# audio q&a for the "alty"



## Guest (Jan 8, 2003)

im looking to buy a new component system for my ride. did any add a component system to theirs? and if so how do the tweeters fit?.. also i would like to know how much that custom installation would run with a audio shop. also. does the back seat in the alty dampen those subs that i see in your rides?.. i just got spent close to 2g's on my system and now i have to go through installing it all


----------



## AltimaFr3ak03 (Jan 3, 2003)

why did u buy a new component system, i think it sounds great! All the components are stock Clarions and they hit hard enough for me right now so they only thin im gonna do witht he system is just replace the amp so i wont get the distortion with it turned up higher


----------



## AltimaFr3ak03 (Jan 3, 2003)

just to wonder what did you buy brands did you buy and what woofers and size???


----------



## makaveli22 (Jan 10, 2003)

description of what i put in my car is below


----------



## 3.5SE Auto (Oct 16, 2002)

*components*

infiniti kappa 6.5" in the doors fit perfectly, for the tweeters I had to cut the trim pieces on the a pillar with a dremel but it looks good because infinity gives you a trim ring. infiniti kappa 6x9's with infinity kappa (what else) 10's. great looking and sounding system


----------



## 3-fity (Nov 1, 2002)

*Re: components*



3.5SE Auto said:


> *infiniti kappa 6.5" in the doors fit perfectly, for the tweeters I had to cut the trim pieces on the a pillar with a dremel but it looks good because infinity gives you a trim ring. infiniti kappa 6x9's with infinity kappa (what else) 10's. great looking and sounding system *


 What kind of enclosure are they in?
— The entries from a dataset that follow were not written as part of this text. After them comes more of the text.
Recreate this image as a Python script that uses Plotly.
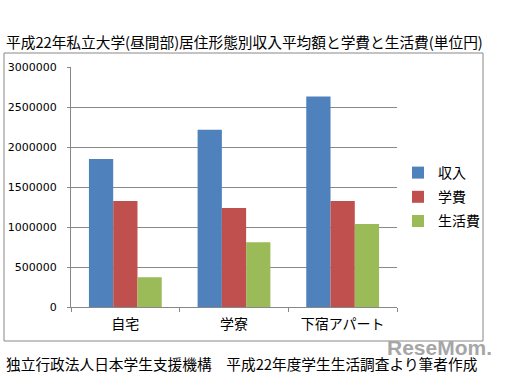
import plotly.graph_objects as go

categories = ["自宅", "学寮", "下宿アパート"]
series_names = ["収入", "学費", "生活費"]
income = [1850000, 2215000, 2630000]
tuition = [1325000, 1237000, 1325000]
living = [372000, 810000, 1036000]
colors = ["#4F81BD", "#C0504D", "#9BBB59"]
y_ticks = [0, 500000, 1000000, 1500000, 2000000, 2500000, 3000000]

W, H = 506, 373
L, R, T, B = 71, 109, 67, 66
pw, ph = W - L - R, H - T - B

def px(x):
    return (x - L) / pw

def py(y):
    return (H - B - y) / ph

fig = go.Figure()
for name, vals, col in zip(series_names, [income, tuition, living], colors):
    fig.add_trace(go.Bar(x=categories, y=vals, name=name, marker=dict(color=col, line=dict(width=0)),
                         legendgroup=name))

cjk = "Noto Sans CJK JP"
fig.update_layout(
    width=W, height=H,
    margin=dict(l=L, r=R, t=T, b=B, autoexpand=False),
    paper_bgcolor="white", plot_bgcolor="white",
    barmode="group", bargap=0.33, bargroupgap=0,
    showlegend=True,
    legend=dict(x=px(398), y=py(157), xanchor="left", yanchor="top",
                font=dict(family=cjk, size=14, color="#000"),
                traceorder="grouped", tracegroupgap=3,
                itemwidth=30, bgcolor="rgba(0,0,0,0)"),
    xaxis=dict(showline=True, linecolor="#888", linewidth=1, ticks="outside", tickson="boundaries",
               ticklen=4, tickcolor="#888", tickfont=dict(family=cjk, size=14, color="#000"),
               ticklabelstandoff=4, showgrid=False, automargin=False),
    yaxis=dict(range=[0, 3000000], tickvals=y_ticks, ticktext=[str(v) for v in y_ticks],
               showline=True, linecolor="#888", linewidth=1, ticks="outside", ticklen=3,
               tickcolor="#888", gridcolor="#888", gridwidth=1, zeroline=False,
               ticklabelstandoff=8, automargin=False,
               tickfont=dict(family="DejaVu Sans", size=11, color="#000")),
    font=dict(family=cjk),
)

fig.add_shape(type="rect", xref="paper", yref="paper",
              x0=px(4), x1=px(483), y0=py(341), y1=py(53),
              line=dict(color="#888", width=1), fillcolor="rgba(0,0,0,0)", layer="below")

fig.add_annotation(text="平成22年私立大学(昼間部)居住形態別収入平均額と学費と生活費(単位円)",
                   xref="paper", yref="paper", x=px(4), y=py(42), xanchor="left", yanchor="middle",
                   showarrow=False, font=dict(family=cjk, size=14.7, color="#000"))
fig.add_annotation(text="ReseMom.", xref="paper", yref="paper", x=px(494), y=py(347),
                   xanchor="right", yanchor="middle", showarrow=False,
                   font=dict(family="Liberation Sans", size=21, color="#a6a6a6", weight="bold"))
fig.add_annotation(text="独立行政法人日本学生支援機構　平成22年度学生生活調査より筆者作成",
                   xref="paper", yref="paper", x=px(4), y=py(363), xanchor="left", yanchor="middle",
                   showarrow=False, font=dict(family=cjk, size=14.7, color="#000"))

fig.write_html("out.html", post_script="document.body.style.margin='0';",
               config={"displayModeBar": False})
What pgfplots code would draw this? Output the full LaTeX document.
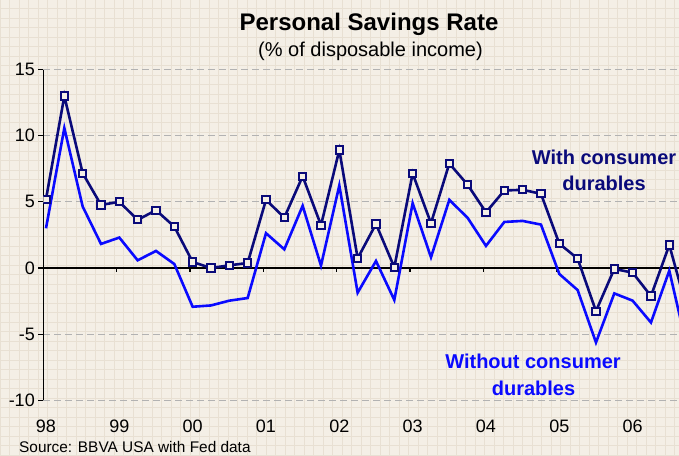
\documentclass[border=0pt]{standalone}
\usepackage{fontspec}
\setmainfont{Liberation Sans}
\usepackage{pgfplots}
\pgfplotsset{compat=1.18}
\definecolor{bgcol}{HTML}{F4EFE6}
\definecolor{gridcol}{HTML}{E8E0D3}
\definecolor{navyc}{HTML}{0A0A7A}
\definecolor{bluec}{HTML}{0A0AFF}
\begin{document}
\begin{tikzpicture}[x=1pt,y=1pt]
\useasboundingbox (0,0) rectangle (679,455);
\fill[bgcol] (0,0) rectangle (679,455);
\draw[gridcol, line width=0.6pt, step=9.5pt] (0,0) grid (679,455);
\begin{axis}[at={(46pt,187pt)}, anchor=origin, scale only axis,
  width=635.7pt, height=330.7pt,
  xmin=-0.147, xmax=34.53, ymin=-10, ymax=15,
  axis y line=left, axis x line=bottom,
  x axis line style={draw=none},
  y axis line style={-, line width=1.2pt, black},
  xtick={0,4,8,12,16,20,24,28,32},
  xticklabels={98,99,00,01,02,03,04,05,06},
  xtick style={draw=none},
  ytick={-10,-5,0,5,10,15},
  yticklabels={-10,-5,0,5,10,15},
  tick align=outside, major tick length=5pt,
  ytick style={black, line width=1.2pt},
  ymajorgrids,
  major grid style={black!30, line width=1pt, dash pattern=on 7pt off 4pt},
  tick label style={font=\fontsize{18}{18}\selectfont},
  xticklabel style={yshift=-10.7pt},
  clip=true, clip marker paths=true,
]
\addplot[black, line width=1.2pt, forget plot] coordinates {(-0.147,0) (34.53,0)};
\addplot[black, line width=1.2pt, forget plot, ycomb, mark=none] coordinates {(-0.147,-0.33) (3.853,-0.33) (7.853,-0.33) (11.853,-0.33) (15.853,-0.33) (19.853,-0.33) (23.853,-0.33) (27.853,-0.33) (31.853,-0.33)};
\addplot[bluec, line width=2.6pt] coordinates {
(0,3.0) (1,10.58) (2,4.65) (3,1.82) (4,2.3) (5,0.58) (6,1.29) (7,0.3)
(8,-2.93) (9,-2.83) (10,-2.47) (11,-2.27) (12,2.63) (13,1.41) (14,4.7) (15,0.18)
(16,6.24) (17,-1.87) (18,0.53) (19,-2.42) (20,4.9) (21,0.81) (22,5.15) (23,3.79)
(24,1.67) (25,3.48) (26,3.56) (27,3.28) (28,-0.45) (29,-1.67) (30,-5.63) (31,-1.92)
(32,-2.47) (33,-4.12) (34,-0.2) (35,-6.2)};
\addplot[navyc, line width=2.6pt, mark=square*, mark size=3.6pt,
  mark options={fill=bgcol, draw=navyc, line width=2pt, solid}] coordinates {
(0,5.2) (1,13.0) (2,7.17) (3,4.77) (4,5.0) (5,3.64) (6,4.37) (7,3.13)
(8,0.45) (9,0.0) (10,0.2) (11,0.38) (12,5.15) (13,3.81) (14,6.94) (15,3.23)
(16,8.92) (17,0.73) (18,3.33) (19,0.05) (20,7.15) (21,3.38) (22,7.9) (23,6.29)
(24,4.21) (25,5.86) (26,5.91) (27,5.61) (28,1.84) (29,0.71) (30,-3.26) (31,-0.07)
(32,-0.35) (33,-2.12) (34,1.74) (35,-3.3)};
\end{axis}
\node[anchor=base, font=\fontsize{24}{24}\selectfont\bfseries] at (369,424.3) {Personal Savings Rate};
\node[anchor=base, font=\fontsize{20}{20}\selectfont] at (370.5,398.3) {(\% of disposable income)};
\node[anchor=base west, inner sep=0pt, font=\fontsize{15.4}{15.4}\selectfont] at (19,2.7) {Source: BBVA USA with Fed data};
\node[anchor=base, text=navyc, font=\fontsize{20}{20}\selectfont\bfseries] at (604,290) {With consumer};
\node[anchor=base, text=navyc, font=\fontsize{20}{20}\selectfont\bfseries] at (604,264.3) {durables};
\node[anchor=base, text=bluec, font=\fontsize{20}{20}\selectfont\bfseries] at (533,86.7) {Without consumer};
\node[anchor=base, text=bluec, font=\fontsize{20}{20}\selectfont\bfseries] at (533.5,59.3) {durables};
\end{tikzpicture}
\end{document}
The 10's that is.


----------



## 3.5SE Auto (Oct 16, 2002)

*a hatchback dual ten box*

i have it mounted with hinges so i can swing it up and toward the seats when i need my trunk


----------



## 3-fity (Nov 1, 2002)

are the 10"s in a sealed box or ported?


----------



## 3.5SE Auto (Oct 16, 2002)

sealed with lots of fiberfill

sounds good like that. I only have 150 W going to the speakers, they are good for 275 RMS


----------



## Ruben (Oct 15, 2002)

Sounds nice, you got pics?


----------



## 3.5SE Auto (Oct 16, 2002)

*working on it.*

I have one more amp that needs to be dressed up and wires hidden. Also my crossover died (tweeter output) I sent that back to the retailer friday when it comes back and i dress up the amp, i will take pics.

ok?


----------



## Ratwayne (Oct 16, 2002)

*Re: working on it.*



3.5SE Auto said:


> *I have one more amp that needs to be dressed up and wires hidden. Also my crossover died (tweeter output) I sent that back to the retailer friday when it comes back and i dress up the amp, i will take pics.
> 
> ok? *


I`d sure like to see the system. I thought the stock Bose was something


----------



## 3.5SE Auto (Oct 16, 2002)

*Re: Re: working on it.*



Ratwayne said:


> *I`d sure like to see the system. I thought the stock Bose was something *


I dressed up the amp today. I bought film today. will take pics this weekend and get em developed next tuesday. i am working nights the next three days so it may take a little bit to get me recovered enough to scan stuff in after that.


----------



## Ratwayne (Oct 16, 2002)

*Re: Re: Re: working on it.*



3.5SE Auto said:


> *I dressed up the amp today. I bought film today. will take pics this weekend and get em developed next tuesday. i am working nights the next three days so it may take a little bit to get me recovered enough to scan stuff in after that. *


Great. I am going to get a web site going soon, it is the only way to post the pics.


----------



## 3.5SE Auto (Oct 16, 2002)

*RATWAYNE!*

I finally got the pics back and I have updated my registry on .net 

i have a few more detailed pics that I can email you or anyone that can host the pics later

the car was dirty for the shots but you can see the system in detail. I was happy with how clean it turned out.

link:

http://www.altimas.net/registry/vehicles.php?vehicleid=225


----------



## Ratwayne (Oct 16, 2002)

Just beautiful. White reminds me of the long winter snow storms we are experiencing this year. j/k fine looking ride pal. Mine is almost white from the salt.

I can`t host Yet, I don`t have a web site up and running, I should get busy on that.......


----------



## 3.5SE Auto (Oct 16, 2002)

*thanks*

thanks, rat. can you believe I am 31 and still building systems?

crap. great thing is, it almost looks stock when you peer in the windows.


----------



## Ratwayne (Oct 16, 2002)

*Re: thanks*



3.5SE Auto said:


> *thanks, rat. can you believe I am 31 and still building systems?
> 
> crap. great thing is, it almost looks stock when you peer in the windows. *


You do excellent work. I`ve been holding at 31 for quite a few years now. Some days I do feel older though. LOL


----------